Task to complete: Show all lines holding "React".

Exercise material:
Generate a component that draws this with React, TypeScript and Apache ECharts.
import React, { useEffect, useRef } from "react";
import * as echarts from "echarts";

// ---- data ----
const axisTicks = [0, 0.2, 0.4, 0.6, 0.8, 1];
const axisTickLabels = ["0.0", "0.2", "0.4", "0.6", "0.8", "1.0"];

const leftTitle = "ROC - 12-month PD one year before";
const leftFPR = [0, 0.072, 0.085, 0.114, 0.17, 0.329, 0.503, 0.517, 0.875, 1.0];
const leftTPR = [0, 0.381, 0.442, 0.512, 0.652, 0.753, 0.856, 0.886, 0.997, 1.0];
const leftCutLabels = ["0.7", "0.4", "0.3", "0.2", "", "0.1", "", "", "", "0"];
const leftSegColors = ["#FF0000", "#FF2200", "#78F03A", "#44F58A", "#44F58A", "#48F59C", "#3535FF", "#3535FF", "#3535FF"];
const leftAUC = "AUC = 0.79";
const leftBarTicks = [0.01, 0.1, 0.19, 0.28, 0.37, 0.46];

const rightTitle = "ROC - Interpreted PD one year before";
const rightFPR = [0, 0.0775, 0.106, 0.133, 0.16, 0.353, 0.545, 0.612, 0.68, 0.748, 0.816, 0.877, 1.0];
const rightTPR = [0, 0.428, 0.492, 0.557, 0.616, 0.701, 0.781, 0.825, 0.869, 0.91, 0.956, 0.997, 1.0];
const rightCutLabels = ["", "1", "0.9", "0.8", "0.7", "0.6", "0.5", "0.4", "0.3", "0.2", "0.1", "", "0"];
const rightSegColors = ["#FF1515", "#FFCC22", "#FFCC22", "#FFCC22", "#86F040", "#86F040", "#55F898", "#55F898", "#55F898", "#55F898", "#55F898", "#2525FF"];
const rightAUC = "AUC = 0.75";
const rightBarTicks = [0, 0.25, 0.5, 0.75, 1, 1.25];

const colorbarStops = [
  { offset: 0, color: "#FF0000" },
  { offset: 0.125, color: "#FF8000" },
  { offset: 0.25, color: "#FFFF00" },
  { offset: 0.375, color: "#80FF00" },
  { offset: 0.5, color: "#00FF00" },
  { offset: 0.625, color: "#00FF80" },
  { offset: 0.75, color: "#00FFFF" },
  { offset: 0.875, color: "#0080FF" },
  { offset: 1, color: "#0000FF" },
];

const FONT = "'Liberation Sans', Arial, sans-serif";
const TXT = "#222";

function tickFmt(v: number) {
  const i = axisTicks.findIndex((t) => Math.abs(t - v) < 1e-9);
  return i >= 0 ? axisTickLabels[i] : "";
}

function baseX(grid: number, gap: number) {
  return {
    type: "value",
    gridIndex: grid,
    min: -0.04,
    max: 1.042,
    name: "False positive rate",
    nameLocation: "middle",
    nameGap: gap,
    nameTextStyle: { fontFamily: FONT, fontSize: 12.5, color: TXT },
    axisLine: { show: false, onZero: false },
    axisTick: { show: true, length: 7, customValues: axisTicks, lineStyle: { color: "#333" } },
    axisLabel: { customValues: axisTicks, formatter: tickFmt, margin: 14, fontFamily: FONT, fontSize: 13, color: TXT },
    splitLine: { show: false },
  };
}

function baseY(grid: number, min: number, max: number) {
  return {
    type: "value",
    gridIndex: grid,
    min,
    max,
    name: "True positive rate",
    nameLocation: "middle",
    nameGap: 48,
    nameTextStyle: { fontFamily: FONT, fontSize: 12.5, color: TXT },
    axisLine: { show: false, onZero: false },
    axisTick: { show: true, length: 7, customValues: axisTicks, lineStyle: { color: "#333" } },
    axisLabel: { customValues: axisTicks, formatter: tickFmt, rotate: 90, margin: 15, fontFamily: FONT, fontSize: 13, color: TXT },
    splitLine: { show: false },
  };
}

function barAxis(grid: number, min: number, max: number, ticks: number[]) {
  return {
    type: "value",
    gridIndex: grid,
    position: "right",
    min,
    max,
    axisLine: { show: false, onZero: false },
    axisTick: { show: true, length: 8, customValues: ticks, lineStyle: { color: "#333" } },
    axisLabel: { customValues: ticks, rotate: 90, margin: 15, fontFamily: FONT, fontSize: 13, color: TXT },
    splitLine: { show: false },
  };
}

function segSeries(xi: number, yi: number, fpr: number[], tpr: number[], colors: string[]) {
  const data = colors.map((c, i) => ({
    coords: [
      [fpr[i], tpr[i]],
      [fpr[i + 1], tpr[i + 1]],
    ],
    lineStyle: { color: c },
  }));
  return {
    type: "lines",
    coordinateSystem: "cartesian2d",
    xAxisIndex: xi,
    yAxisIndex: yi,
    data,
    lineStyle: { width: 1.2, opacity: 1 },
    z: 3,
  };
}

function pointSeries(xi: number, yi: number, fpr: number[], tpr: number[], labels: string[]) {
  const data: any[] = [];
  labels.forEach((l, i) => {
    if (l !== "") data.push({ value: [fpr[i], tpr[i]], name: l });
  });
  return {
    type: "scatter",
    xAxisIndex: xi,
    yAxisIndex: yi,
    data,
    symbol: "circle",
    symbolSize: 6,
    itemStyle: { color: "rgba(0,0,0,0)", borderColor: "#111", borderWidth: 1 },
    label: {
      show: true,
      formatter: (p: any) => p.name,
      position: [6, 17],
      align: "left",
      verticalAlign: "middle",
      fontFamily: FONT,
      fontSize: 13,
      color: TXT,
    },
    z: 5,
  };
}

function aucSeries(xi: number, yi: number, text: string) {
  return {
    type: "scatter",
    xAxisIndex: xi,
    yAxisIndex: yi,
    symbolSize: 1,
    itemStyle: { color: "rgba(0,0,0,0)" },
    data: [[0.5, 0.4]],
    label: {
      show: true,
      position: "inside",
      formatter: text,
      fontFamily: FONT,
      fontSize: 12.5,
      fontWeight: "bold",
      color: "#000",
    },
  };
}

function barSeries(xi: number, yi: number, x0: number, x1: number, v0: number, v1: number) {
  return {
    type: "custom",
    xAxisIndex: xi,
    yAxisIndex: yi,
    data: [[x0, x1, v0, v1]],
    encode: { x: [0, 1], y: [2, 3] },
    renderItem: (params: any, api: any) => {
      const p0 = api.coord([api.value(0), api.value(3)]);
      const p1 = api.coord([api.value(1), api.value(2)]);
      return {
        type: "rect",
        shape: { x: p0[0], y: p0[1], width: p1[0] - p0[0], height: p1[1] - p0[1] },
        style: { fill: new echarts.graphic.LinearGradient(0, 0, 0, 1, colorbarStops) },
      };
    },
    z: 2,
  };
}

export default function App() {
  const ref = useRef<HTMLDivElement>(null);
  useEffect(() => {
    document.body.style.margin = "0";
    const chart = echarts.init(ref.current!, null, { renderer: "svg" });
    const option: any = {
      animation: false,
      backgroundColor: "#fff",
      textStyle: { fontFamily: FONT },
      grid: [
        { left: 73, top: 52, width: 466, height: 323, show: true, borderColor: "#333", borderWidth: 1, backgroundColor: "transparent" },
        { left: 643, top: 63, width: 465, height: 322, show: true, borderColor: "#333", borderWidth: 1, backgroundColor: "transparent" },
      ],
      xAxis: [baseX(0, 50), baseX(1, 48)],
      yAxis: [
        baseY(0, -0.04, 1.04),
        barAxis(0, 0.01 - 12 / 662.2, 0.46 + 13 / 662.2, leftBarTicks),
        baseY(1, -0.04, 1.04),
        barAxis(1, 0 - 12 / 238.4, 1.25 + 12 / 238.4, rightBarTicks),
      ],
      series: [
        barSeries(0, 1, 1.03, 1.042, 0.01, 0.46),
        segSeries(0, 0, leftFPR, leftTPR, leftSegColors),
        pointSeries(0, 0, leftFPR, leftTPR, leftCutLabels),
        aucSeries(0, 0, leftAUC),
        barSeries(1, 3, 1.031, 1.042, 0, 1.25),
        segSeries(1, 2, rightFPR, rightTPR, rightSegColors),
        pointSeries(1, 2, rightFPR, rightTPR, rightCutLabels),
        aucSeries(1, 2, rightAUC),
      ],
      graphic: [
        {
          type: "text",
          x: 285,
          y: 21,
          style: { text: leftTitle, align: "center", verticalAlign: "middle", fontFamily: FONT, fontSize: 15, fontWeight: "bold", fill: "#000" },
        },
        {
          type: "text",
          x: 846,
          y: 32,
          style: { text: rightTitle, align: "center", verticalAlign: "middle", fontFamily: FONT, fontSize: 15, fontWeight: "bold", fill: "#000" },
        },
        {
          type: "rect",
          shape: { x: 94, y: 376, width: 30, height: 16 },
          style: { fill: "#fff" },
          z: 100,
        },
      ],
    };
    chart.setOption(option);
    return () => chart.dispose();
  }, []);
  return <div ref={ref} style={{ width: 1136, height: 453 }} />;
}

==

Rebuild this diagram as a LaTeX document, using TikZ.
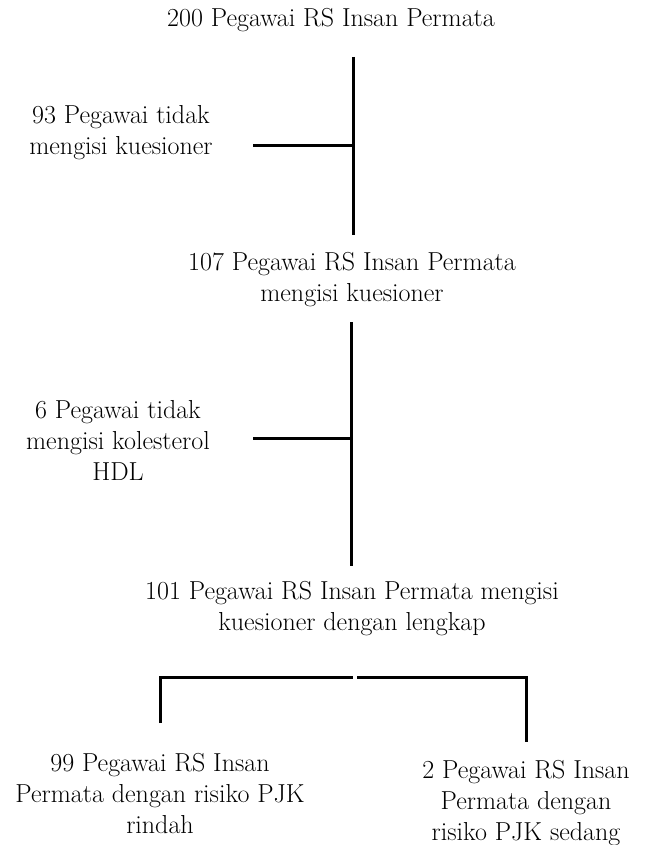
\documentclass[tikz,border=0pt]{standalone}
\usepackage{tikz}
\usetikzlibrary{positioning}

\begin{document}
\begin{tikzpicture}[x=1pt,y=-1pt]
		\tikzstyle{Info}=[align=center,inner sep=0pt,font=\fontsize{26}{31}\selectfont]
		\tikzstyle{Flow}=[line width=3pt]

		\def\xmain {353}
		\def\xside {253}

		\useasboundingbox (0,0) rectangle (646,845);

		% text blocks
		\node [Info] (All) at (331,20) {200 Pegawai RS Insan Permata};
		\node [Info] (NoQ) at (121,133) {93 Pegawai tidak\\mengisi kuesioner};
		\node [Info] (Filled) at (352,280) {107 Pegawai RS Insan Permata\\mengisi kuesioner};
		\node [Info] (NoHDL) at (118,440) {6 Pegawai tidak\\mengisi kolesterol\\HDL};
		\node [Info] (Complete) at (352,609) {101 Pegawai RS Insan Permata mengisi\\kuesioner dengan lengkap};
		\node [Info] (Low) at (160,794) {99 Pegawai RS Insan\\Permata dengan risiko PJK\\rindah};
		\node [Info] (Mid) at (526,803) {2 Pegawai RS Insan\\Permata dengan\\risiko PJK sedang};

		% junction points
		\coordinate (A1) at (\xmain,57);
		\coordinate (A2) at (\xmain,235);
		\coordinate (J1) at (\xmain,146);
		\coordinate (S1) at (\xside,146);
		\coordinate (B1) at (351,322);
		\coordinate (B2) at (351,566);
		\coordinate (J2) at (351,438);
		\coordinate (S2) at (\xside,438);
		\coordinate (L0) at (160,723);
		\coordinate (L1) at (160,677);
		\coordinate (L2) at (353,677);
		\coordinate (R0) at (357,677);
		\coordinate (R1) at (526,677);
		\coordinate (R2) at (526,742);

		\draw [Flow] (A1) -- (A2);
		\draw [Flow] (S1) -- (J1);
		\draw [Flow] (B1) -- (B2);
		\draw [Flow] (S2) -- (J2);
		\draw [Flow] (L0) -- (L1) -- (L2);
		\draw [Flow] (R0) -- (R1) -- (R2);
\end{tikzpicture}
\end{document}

...

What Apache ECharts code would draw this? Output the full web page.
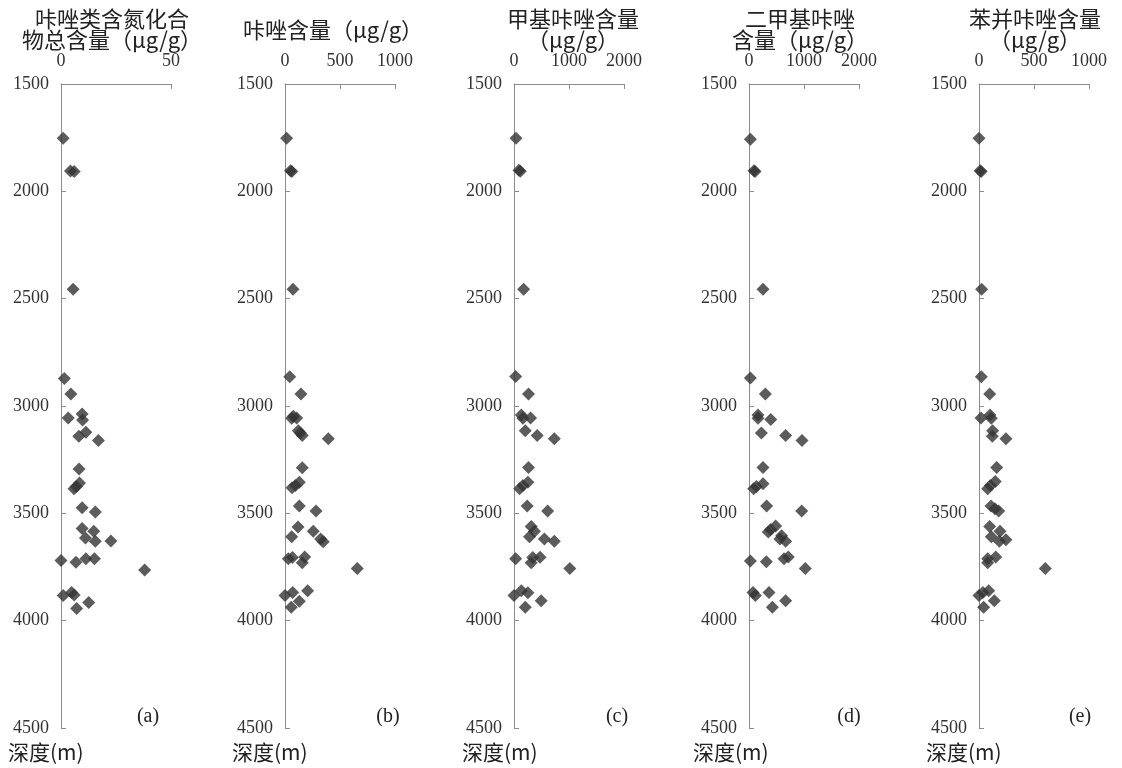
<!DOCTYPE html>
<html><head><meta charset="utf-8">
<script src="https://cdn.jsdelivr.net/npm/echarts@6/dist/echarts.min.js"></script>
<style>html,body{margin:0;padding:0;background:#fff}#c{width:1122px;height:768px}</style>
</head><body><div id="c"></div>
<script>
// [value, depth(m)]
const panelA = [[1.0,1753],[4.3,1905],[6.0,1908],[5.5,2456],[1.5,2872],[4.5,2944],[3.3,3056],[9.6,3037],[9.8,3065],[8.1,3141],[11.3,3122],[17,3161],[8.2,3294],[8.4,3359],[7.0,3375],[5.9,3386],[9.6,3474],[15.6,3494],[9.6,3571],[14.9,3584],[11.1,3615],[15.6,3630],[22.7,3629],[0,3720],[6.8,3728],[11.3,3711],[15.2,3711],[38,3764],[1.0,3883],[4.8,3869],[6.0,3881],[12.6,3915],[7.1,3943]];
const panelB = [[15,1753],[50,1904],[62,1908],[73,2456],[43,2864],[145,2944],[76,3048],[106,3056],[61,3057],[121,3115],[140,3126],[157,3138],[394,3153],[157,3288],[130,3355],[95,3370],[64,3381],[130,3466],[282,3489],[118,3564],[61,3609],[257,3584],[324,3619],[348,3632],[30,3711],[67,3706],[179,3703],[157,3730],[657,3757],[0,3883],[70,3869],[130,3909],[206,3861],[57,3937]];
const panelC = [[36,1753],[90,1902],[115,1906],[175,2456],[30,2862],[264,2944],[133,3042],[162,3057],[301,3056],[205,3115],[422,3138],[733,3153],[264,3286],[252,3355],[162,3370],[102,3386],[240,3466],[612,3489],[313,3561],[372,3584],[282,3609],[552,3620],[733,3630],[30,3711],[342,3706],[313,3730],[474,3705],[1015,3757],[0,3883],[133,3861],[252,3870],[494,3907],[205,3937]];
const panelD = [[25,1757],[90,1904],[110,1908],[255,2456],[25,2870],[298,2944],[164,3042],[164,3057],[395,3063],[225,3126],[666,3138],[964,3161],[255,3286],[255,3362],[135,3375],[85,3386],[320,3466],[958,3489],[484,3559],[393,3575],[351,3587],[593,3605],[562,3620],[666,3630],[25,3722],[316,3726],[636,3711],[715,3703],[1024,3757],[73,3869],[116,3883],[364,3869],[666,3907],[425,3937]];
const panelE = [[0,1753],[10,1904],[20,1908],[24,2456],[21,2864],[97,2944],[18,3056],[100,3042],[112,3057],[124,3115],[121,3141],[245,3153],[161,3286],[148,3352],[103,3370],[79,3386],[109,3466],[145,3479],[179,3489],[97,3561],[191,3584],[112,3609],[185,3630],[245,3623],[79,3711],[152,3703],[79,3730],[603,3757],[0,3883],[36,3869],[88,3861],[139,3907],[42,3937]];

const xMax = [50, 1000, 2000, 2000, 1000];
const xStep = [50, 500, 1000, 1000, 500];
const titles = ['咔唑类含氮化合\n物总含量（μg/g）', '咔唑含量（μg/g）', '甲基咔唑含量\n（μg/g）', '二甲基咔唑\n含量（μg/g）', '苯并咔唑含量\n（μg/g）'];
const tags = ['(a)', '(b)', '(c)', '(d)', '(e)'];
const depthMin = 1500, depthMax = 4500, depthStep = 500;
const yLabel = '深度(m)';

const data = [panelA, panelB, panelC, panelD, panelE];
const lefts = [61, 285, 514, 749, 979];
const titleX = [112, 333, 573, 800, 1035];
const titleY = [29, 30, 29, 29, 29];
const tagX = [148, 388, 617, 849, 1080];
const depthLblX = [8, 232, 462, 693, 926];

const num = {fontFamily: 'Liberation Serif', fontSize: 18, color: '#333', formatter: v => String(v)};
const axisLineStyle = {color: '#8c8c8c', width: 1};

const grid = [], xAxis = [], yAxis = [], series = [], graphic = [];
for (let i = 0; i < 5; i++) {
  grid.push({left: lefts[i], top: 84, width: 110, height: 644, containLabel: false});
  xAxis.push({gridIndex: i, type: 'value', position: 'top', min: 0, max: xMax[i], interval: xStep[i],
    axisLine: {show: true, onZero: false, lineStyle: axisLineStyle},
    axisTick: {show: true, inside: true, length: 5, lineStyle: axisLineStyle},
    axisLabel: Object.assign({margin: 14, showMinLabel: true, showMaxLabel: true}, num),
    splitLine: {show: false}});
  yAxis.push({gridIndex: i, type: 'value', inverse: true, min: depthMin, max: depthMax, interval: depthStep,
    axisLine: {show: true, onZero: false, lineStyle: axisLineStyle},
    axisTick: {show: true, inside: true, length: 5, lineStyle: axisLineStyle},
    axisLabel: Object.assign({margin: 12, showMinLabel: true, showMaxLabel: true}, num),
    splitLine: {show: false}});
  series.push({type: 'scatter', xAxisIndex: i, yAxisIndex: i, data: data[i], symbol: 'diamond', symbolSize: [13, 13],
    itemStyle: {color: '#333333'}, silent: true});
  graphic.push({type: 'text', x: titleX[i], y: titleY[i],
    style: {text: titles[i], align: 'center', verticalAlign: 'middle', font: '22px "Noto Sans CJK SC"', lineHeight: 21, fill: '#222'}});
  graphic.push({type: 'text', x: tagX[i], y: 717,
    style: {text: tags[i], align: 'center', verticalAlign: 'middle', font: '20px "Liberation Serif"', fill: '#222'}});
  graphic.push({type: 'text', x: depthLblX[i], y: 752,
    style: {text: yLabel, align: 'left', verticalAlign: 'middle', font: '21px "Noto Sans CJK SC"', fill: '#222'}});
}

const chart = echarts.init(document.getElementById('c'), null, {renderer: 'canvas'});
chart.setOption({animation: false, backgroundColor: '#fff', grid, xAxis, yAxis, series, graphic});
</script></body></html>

Full answer:
Generate a component that draws this with React, TypeScript and Apache ECharts.
import React, { useEffect, useRef } from "react";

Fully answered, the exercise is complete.